Approximate Energy-Integration Method for Identifying Collisional Neutrino Flavor Instabilities

Abstract

We present an approximate energy-integration method for identifying collisional neutrino flavor instabilities. Direct evaluation of the dispersion relation requires multi-dimensional integrals over neutrino phase space, making systematic searches for unstable modes in numerical models of core-collapse supernovae (CCSNe) and binary neutron star mergers (BNSMs) computationally expensive. In the literature there are some approximate schemes, but they are largely restricted to the homogeneous limit and can exhibit inaccuracies as reported in recent studies. In the current paper, we clarify the origin of the limitations in previous schemes and provide a better approximation method that robustly preserves the key physics of spectral asymmetries and collision rates. It yields a reduced dispersion relation that is inexpensive to evaluate. Comparison with exact solutions demonstrates that our new approximate method shows a good performance in computing both real frequencies and growth rates across a wide range of regimes, including isotropic and anisotropic neutrino distributions for both homogeneous and inhomogeneous modes.
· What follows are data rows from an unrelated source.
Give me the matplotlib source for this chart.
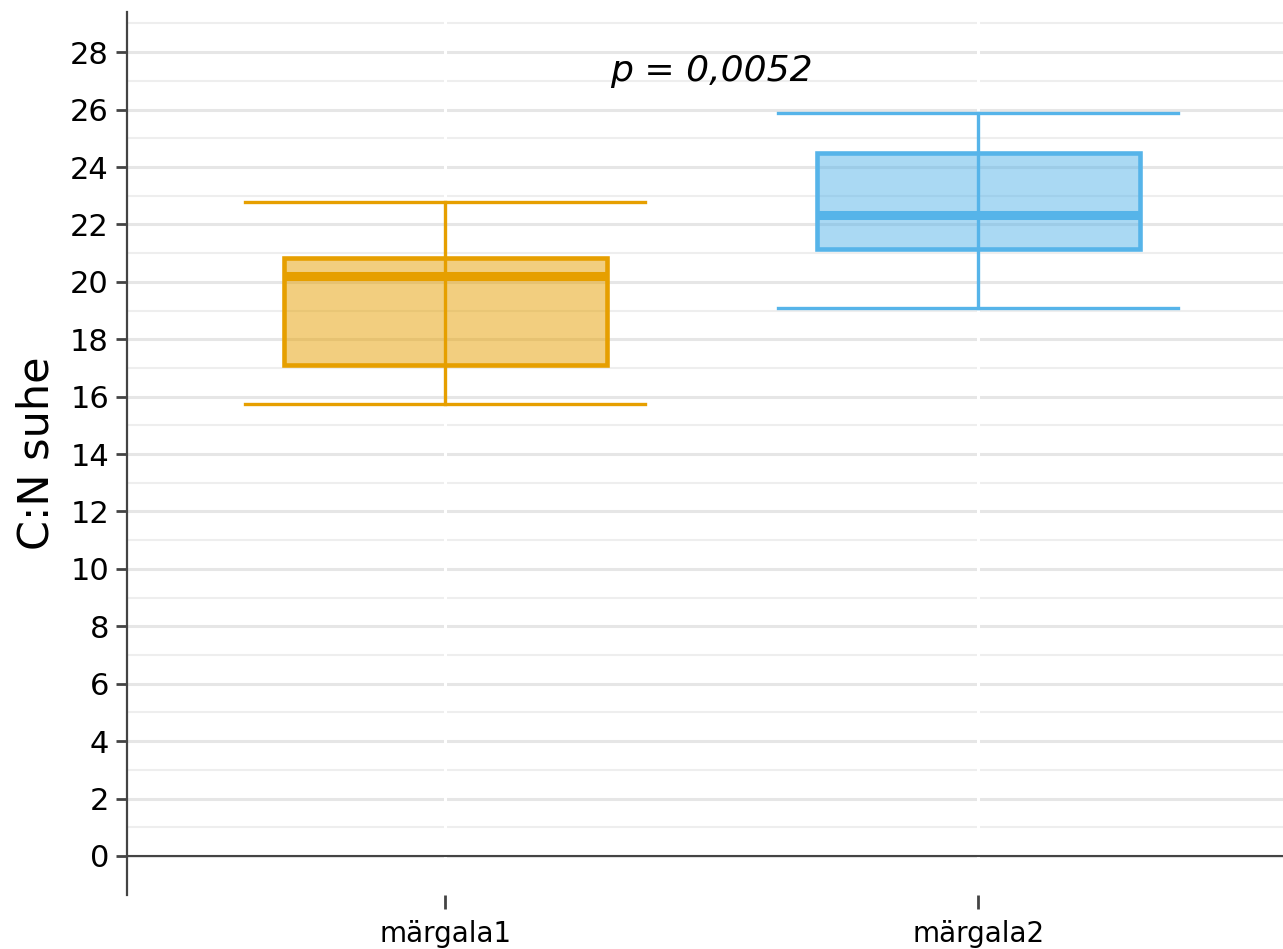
import numpy as np
import matplotlib.pyplot as plt
from matplotlib.patches import Rectangle

#Box statistics for each site (C:N ratio)
sites = ['märgala1', 'märgala2']
lower_whisker = [15.74, 19.09]
q1 = [17.10, 21.14]
median = [20.20, 22.33]
q3 = [20.83, 24.49]
upper_whisker = [22.78, 25.88]
colors = ['#E69F00', '#56B4E9']
p_text = 'p = 0,0052'

fig = plt.figure(figsize=(12.83, 9.49), dpi=100)
ax = fig.add_axes([127/1283, 1 - 895/949, 1 - 127/1283, (895 - 12)/949])

x = np.arange(len(sites))
box_half = 0.303
cap_half = 0.375

#Horizontal grid: major every 2, minor every 1
for y in range(0, 30):
    if y % 2 == 0:
        ax.axhline(y, color='#e6e6e6', lw=2.2, zorder=0)
    else:
        ax.axhline(y, color='#eeeeee', lw=1.5, zorder=0)
#White vertical lines at the categories
for xi in x:
    ax.axvline(xi, color='white', lw=2.2, zorder=0.5)
#Zero line
ax.axhline(0, color='#444444', lw=1.5, zorder=1)

for i in range(len(sites)):
    c = colors[i]
    #Whisker line through the box and the caps
    ax.plot([x[i], x[i]], [lower_whisker[i], upper_whisker[i]], color=c, lw=2.4, zorder=2)
    ax.plot([x[i] - cap_half, x[i] + cap_half], [lower_whisker[i]] * 2, color=c, lw=2.4, zorder=2)
    ax.plot([x[i] - cap_half, x[i] + cap_half], [upper_whisker[i]] * 2, color=c, lw=2.4, zorder=2)
    box = Rectangle((x[i] - box_half, q1[i]), 2 * box_half, q3[i] - q1[i],
                    facecolor=c, alpha=0.5, edgecolor='none', zorder=3)
    ax.add_patch(box)
    edge = Rectangle((x[i] - box_half, q1[i]), 2 * box_half, q3[i] - q1[i],
                     facecolor='none', edgecolor=c, lw=3.3, zorder=4)
    ax.add_patch(edge)
    ax.plot([x[i] - box_half, x[i] + box_half], [median[i]] * 2, color=c, lw=6.5, zorder=4,
            solid_capstyle='butt')

ax.text(0.5, 27.34, p_text, style='italic', fontsize=26, ha='center', va='center', color='black')

ax.set_xlim(-0.597, 1.572)
ax.set_ylim(-1.36, 29.4)
ax.set_xticks(x)
ax.set_xticklabels(sites, fontsize=20)
ax.set_yticks(np.arange(0, 29, 2))
ax.tick_params(axis='y', labelsize=22, length=8, width=2, color='#444444', pad=5)
ax.tick_params(axis='x', length=10, width=2, color='#444444', pad=8)
ax.set_ylabel('C:N suhe', fontsize=31, labelpad=9)

for side in ['top', 'right', 'bottom']:
    ax.spines[side].set_visible(False)
ax.spines['left'].set_color('#444444')
ax.spines['left'].set_linewidth(1.6)

fig.savefig('out.png', dpi=100)
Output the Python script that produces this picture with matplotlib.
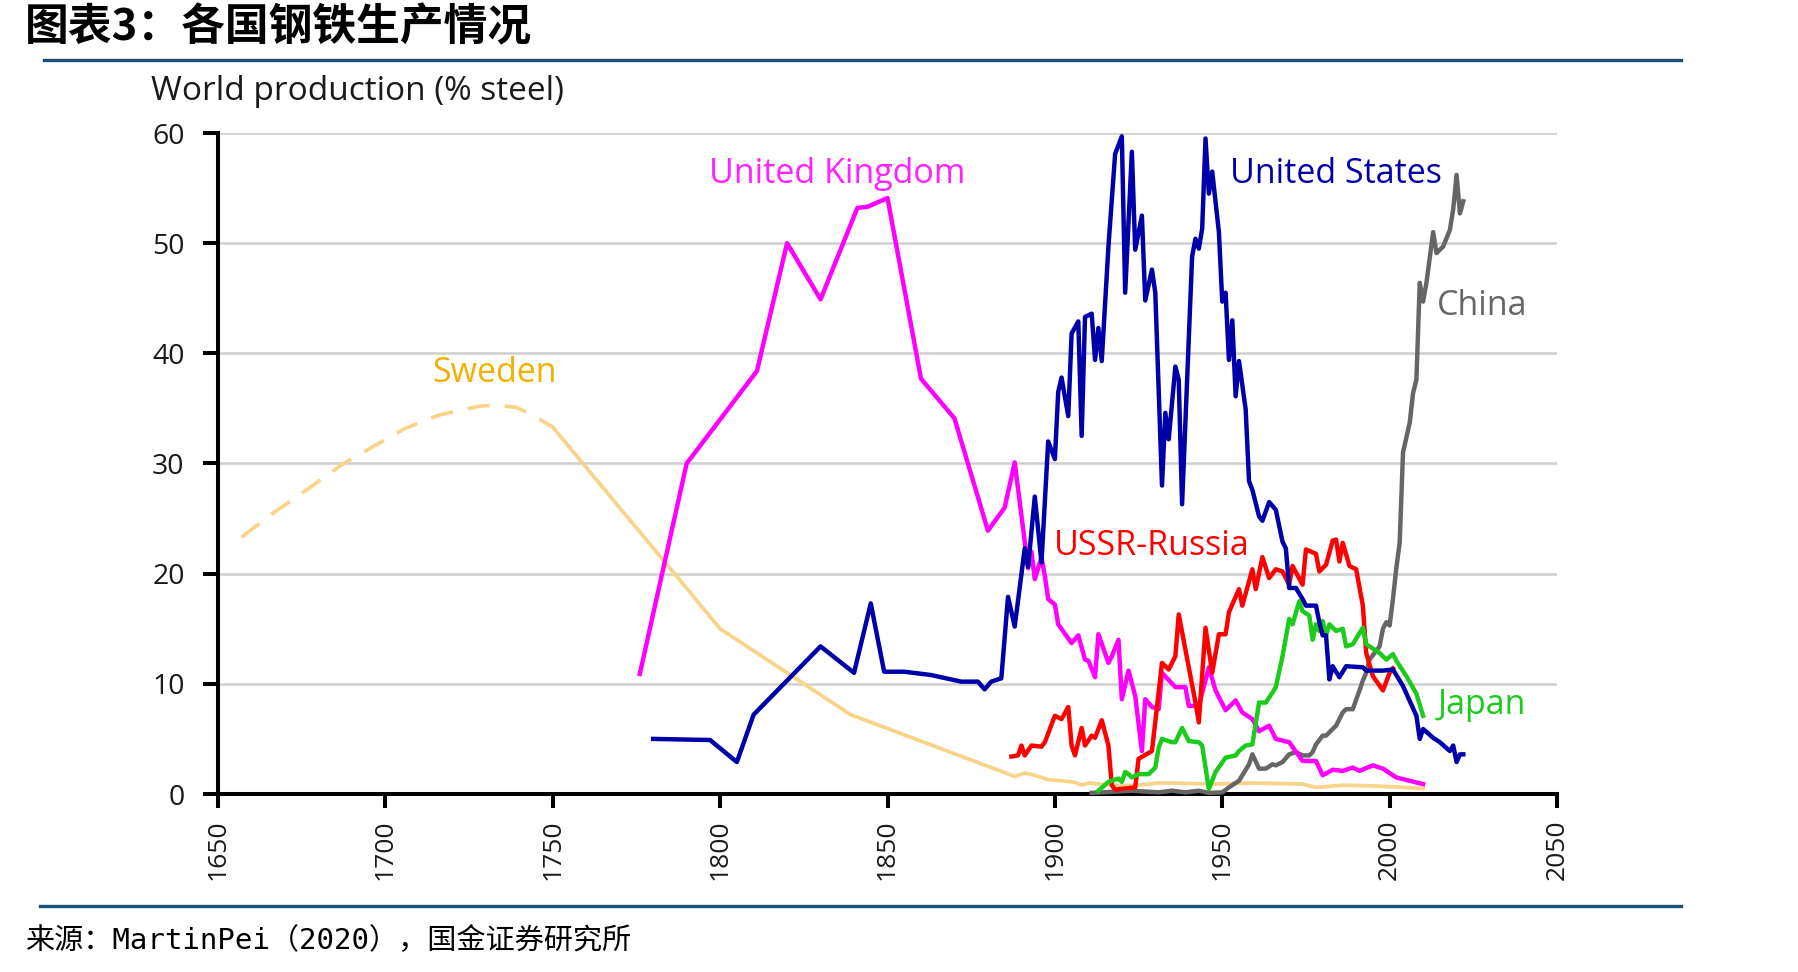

This provides a practical, accurate, and scalable framework for identifying collisional flavor instabilities in high-energy astrophysical simulations such as CCSNe and BNSMs.

Figures (11)

• Figure 1: Schematic decomposition of $E^{2}\Delta f(E)$ and $E^{2}\Delta\bar{f}(E)$ into four signed contributions (labeled $1$--$4$). The effective densities entering methods A/B and the present method are constructed from different combinations of these areas.
• Figure 2: Schematic locations of CFI solutions in the complex $\omega$-plane. In the non-resonance regime, the solutions separate into a near mode with $\mathrm{Re}\,\omega \approx 0$ and a far mode with $|\mathrm{Re}\,\omega| \sim 2|A|$. In the resonance regime, the pair of solutions is approximately symmetric about the origin with nonzero real and imaginary parts. The figure illustrates the IP branch; the IB branch behaves analogously.
• Figure 3: Effective coefficients $G^X$ and $A^X$ as functions of $g_{\nu_x}$ for the isotropic $k=0$ models. Model I (solid) corresponds to a non-resonance configuration, while Model II (dotted) is tuned to $A^X=0$.
• Figure 4: Effective collision rate parameters $\gamma^X$ (left) and $\alpha^X$ (right) for Model I. The shaded region indicates strong cancellation in the energy integrals. Method A exhibits divergences, while methods B and C remain finite.
• Figure 5: Real and imaginary parts of the collective eigenfrequencies for Model I. Left and right panels correspond to far and near modes, respectively. In the upper left panel, the blue and green dashed lines closely overlap with the black solid curve. Method A deviates strongly for the near mode in the strong-cancellation regime, while method C remains accurate across the full range.